[DATASET CONTENT]:
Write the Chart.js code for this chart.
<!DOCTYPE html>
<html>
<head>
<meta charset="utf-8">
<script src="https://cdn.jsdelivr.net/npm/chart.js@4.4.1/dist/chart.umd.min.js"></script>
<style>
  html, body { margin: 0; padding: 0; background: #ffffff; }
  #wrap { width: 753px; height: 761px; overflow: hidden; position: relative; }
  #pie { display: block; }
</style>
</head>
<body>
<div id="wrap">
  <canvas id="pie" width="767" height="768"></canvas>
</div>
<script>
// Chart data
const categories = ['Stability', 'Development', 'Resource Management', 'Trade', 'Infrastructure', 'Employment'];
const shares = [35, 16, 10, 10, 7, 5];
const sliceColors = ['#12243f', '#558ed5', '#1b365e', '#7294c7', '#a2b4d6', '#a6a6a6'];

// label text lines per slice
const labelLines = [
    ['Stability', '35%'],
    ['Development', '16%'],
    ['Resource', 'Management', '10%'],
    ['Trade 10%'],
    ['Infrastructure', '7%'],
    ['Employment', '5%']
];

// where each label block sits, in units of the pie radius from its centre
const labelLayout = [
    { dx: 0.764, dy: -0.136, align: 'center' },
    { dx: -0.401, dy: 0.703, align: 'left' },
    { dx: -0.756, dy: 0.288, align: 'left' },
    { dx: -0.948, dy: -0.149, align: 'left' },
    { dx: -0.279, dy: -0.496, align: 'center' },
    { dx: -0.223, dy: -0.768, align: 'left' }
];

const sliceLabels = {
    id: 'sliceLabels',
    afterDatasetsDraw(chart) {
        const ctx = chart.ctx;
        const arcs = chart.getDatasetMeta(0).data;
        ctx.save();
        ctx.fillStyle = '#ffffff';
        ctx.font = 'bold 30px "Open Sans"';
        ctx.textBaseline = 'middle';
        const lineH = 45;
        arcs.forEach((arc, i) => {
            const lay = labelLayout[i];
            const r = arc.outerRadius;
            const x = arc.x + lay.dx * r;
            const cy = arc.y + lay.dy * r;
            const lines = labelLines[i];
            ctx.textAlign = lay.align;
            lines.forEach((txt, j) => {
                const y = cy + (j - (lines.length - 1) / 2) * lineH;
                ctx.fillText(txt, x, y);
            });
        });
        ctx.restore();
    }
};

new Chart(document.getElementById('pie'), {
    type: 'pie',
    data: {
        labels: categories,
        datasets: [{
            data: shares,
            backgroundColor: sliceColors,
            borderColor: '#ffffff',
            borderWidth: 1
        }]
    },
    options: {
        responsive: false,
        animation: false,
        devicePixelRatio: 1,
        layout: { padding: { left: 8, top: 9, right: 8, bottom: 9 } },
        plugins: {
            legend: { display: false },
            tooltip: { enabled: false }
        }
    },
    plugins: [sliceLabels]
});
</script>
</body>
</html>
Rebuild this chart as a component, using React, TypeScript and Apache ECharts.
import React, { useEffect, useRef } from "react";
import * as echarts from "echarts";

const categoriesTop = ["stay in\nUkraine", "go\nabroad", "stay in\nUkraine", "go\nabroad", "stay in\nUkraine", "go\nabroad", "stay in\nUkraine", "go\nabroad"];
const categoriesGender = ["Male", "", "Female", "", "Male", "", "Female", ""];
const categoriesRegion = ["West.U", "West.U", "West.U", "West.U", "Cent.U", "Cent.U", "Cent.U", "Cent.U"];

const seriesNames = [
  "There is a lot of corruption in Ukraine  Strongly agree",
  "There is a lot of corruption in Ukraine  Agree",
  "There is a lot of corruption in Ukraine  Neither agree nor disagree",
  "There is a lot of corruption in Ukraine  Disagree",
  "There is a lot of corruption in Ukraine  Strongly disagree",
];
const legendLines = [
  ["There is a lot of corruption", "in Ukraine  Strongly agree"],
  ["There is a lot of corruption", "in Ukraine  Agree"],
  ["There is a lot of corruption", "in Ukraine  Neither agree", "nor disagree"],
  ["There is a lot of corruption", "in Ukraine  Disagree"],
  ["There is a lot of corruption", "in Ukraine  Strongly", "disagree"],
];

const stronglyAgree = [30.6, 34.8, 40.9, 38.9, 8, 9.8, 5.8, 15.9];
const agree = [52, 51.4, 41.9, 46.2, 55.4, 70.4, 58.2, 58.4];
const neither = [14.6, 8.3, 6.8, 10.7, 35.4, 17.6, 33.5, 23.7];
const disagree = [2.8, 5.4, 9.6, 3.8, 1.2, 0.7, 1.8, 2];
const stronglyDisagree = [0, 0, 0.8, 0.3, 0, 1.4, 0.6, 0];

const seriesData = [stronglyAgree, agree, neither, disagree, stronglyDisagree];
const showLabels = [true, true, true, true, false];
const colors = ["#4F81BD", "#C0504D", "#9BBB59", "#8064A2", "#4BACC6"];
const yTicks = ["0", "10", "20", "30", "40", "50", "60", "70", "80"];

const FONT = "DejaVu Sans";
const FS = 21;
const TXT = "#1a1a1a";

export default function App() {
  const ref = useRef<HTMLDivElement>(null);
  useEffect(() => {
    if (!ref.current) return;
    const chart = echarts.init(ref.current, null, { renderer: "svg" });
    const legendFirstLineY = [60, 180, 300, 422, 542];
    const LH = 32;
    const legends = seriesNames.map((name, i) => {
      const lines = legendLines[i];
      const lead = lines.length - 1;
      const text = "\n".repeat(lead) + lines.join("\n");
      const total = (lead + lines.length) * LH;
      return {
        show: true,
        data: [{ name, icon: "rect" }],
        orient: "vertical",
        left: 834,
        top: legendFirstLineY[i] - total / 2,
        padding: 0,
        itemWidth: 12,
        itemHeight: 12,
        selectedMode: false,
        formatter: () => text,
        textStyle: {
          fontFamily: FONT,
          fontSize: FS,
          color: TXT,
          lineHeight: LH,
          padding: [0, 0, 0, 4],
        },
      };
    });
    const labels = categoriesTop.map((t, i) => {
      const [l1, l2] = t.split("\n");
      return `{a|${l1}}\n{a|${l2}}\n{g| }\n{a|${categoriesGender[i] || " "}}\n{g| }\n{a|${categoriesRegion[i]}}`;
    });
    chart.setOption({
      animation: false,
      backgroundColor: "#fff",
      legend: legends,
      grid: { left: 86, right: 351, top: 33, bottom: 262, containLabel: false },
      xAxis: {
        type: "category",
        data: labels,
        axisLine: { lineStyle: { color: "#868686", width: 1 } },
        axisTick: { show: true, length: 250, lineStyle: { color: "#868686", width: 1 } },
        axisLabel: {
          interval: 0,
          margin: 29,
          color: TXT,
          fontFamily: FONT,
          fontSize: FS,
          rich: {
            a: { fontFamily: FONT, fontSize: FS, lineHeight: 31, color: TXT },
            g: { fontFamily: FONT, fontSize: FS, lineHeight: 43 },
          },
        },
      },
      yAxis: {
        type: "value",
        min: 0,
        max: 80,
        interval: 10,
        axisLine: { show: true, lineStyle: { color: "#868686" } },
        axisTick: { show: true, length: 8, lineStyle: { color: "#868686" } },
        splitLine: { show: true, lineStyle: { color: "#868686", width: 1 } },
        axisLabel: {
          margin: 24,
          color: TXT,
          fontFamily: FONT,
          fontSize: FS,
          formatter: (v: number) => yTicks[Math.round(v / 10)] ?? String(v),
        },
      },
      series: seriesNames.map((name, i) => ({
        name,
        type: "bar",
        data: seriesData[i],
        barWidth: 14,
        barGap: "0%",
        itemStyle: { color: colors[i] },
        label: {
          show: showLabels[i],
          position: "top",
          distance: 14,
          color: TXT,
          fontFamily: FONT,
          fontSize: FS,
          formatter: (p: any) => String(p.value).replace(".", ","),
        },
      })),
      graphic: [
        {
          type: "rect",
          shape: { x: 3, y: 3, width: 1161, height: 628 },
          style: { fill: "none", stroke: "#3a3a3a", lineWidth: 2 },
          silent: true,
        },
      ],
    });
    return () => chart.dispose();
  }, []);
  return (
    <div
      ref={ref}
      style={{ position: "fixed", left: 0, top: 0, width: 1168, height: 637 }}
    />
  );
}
---
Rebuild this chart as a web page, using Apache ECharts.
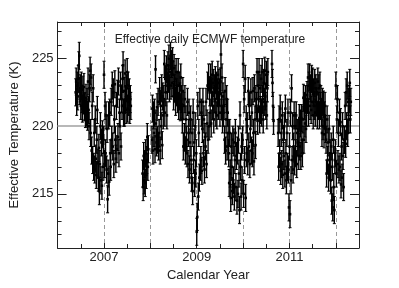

[PROBLEM STATEMENT]:
Search the material above for "Rebuild". Pull out each line where it shows up.

[TASK SOLUTION]:
Rebuild this chart as a component, using React, TypeScript and Apache ECharts.
Rebuild this chart as a web page, using Apache ECharts.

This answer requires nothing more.